*Work required*: Only the lines from the first one through the line with "Chart.defaults.font.family = FONT;" should be printed, exactly as they appear.

*Dataset excerpt*:
[Begin]

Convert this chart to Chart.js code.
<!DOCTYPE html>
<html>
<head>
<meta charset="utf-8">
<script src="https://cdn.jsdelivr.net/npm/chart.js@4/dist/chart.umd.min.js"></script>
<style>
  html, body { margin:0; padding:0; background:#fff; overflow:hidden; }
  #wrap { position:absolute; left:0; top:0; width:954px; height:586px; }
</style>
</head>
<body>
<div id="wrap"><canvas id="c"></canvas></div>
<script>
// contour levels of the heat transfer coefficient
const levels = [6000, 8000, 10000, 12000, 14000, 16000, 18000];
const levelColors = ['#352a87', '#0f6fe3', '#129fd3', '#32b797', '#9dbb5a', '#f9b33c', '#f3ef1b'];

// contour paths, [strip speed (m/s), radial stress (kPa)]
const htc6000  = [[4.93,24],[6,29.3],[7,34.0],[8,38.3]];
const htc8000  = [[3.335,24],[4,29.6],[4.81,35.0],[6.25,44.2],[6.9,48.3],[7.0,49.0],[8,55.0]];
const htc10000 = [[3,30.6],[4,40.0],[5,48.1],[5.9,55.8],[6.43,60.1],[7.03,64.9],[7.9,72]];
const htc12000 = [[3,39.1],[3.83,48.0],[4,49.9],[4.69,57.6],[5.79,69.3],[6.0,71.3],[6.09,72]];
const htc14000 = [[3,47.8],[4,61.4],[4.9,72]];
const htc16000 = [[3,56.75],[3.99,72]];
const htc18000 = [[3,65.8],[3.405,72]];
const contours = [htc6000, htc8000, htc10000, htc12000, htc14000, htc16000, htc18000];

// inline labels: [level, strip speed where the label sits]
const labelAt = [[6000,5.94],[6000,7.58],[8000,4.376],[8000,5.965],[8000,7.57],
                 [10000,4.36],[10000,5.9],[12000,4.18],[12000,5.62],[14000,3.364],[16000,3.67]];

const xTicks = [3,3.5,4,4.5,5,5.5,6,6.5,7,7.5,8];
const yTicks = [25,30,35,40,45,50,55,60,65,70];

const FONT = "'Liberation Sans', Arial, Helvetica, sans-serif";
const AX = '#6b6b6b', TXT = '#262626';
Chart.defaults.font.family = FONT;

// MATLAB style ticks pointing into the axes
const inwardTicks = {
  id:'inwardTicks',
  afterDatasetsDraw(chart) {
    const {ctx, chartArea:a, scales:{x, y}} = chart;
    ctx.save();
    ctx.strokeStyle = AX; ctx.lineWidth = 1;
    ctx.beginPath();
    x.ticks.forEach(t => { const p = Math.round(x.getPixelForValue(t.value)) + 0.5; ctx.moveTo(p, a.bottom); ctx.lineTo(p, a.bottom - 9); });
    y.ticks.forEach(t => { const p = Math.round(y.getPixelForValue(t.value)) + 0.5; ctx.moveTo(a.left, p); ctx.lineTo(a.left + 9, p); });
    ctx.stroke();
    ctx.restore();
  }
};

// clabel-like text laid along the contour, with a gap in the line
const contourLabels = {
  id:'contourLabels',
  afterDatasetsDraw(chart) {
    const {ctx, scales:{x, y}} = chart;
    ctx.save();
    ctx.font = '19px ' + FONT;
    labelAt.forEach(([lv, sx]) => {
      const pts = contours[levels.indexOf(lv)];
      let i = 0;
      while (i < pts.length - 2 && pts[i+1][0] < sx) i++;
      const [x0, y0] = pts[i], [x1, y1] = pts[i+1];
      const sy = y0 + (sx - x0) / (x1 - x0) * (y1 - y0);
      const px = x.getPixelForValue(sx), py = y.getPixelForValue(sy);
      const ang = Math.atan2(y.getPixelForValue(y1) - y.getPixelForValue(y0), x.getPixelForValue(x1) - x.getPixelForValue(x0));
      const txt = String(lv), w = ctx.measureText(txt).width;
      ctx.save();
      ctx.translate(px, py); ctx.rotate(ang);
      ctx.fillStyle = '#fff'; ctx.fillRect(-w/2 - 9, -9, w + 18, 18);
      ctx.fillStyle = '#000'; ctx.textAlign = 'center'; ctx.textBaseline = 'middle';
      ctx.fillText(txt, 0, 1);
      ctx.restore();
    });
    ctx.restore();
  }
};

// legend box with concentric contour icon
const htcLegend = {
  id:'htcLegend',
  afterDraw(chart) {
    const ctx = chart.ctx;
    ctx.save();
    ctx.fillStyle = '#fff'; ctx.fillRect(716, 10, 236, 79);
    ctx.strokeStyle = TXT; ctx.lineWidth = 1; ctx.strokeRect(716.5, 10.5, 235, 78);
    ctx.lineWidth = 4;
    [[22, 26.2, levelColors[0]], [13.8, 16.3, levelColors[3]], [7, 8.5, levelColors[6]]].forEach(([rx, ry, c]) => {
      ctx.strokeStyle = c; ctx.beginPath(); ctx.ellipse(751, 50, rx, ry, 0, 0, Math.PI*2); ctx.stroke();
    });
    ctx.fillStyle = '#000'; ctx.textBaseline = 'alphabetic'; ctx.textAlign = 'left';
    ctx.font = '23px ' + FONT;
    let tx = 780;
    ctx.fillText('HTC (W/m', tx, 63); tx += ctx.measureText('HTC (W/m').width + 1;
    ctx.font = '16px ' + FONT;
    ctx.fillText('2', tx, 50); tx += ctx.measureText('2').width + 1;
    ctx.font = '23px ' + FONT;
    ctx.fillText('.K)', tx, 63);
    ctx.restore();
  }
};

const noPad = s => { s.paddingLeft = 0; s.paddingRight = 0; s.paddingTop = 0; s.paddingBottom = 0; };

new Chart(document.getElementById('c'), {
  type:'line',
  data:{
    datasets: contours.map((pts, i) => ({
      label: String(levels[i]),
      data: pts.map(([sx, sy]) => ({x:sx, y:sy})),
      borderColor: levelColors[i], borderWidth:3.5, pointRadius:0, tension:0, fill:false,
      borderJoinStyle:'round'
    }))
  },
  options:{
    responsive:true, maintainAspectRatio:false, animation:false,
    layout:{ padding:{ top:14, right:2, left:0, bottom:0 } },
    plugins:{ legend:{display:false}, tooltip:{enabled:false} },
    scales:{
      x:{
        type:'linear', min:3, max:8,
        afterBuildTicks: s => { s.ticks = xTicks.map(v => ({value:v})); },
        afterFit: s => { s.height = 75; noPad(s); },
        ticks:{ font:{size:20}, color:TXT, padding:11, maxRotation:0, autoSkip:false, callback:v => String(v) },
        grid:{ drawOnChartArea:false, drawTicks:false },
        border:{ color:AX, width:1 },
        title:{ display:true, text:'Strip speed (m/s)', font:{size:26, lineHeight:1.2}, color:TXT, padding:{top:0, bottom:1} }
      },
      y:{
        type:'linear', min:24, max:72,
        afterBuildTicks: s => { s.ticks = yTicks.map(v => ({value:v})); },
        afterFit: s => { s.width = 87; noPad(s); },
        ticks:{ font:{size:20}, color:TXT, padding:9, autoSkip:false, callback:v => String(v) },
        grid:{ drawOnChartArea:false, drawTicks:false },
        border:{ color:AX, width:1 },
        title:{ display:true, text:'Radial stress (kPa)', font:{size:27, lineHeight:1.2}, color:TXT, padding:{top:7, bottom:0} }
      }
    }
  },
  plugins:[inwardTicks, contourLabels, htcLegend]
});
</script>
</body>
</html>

[End]

*Task output*:
Convert this chart to Chart.js code.
<!DOCTYPE html>
<html>
<head>
<meta charset="utf-8">
<script src="https://cdn.jsdelivr.net/npm/chart.js@4/dist/chart.umd.min.js"></script>
<style>
  html, body { margin:0; padding:0; background:#fff; overflow:hidden; }
  #wrap { position:absolute; left:0; top:0; width:954px; height:586px; }
</style>
</head>
<body>
<div id="wrap"><canvas id="c"></canvas></div>
<script>
// contour levels of the heat transfer coefficient
const levels = [6000, 8000, 10000, 12000, 14000, 16000, 18000];
const levelColors = ['#352a87', '#0f6fe3', '#129fd3', '#32b797', '#9dbb5a', '#f9b33c', '#f3ef1b'];

// contour paths, [strip speed (m/s), radial stress (kPa)]
const htc6000  = [[4.93,24],[6,29.3],[7,34.0],[8,38.3]];
const htc8000  = [[3.335,24],[4,29.6],[4.81,35.0],[6.25,44.2],[6.9,48.3],[7.0,49.0],[8,55.0]];
const htc10000 = [[3,30.6],[4,40.0],[5,48.1],[5.9,55.8],[6.43,60.1],[7.03,64.9],[7.9,72]];
const htc12000 = [[3,39.1],[3.83,48.0],[4,49.9],[4.69,57.6],[5.79,69.3],[6.0,71.3],[6.09,72]];
const htc14000 = [[3,47.8],[4,61.4],[4.9,72]];
const htc16000 = [[3,56.75],[3.99,72]];
const htc18000 = [[3,65.8],[3.405,72]];
const contours = [htc6000, htc8000, htc10000, htc12000, htc14000, htc16000, htc18000];

// inline labels: [level, strip speed where the label sits]
const labelAt = [[6000,5.94],[6000,7.58],[8000,4.376],[8000,5.965],[8000,7.57],
                 [10000,4.36],[10000,5.9],[12000,4.18],[12000,5.62],[14000,3.364],[16000,3.67]];

const xTicks = [3,3.5,4,4.5,5,5.5,6,6.5,7,7.5,8];
const yTicks = [25,30,35,40,45,50,55,60,65,70];

const FONT = "'Liberation Sans', Arial, Helvetica, sans-serif";
const AX = '#6b6b6b', TXT = '#262626';
Chart.defaults.font.family = FONT;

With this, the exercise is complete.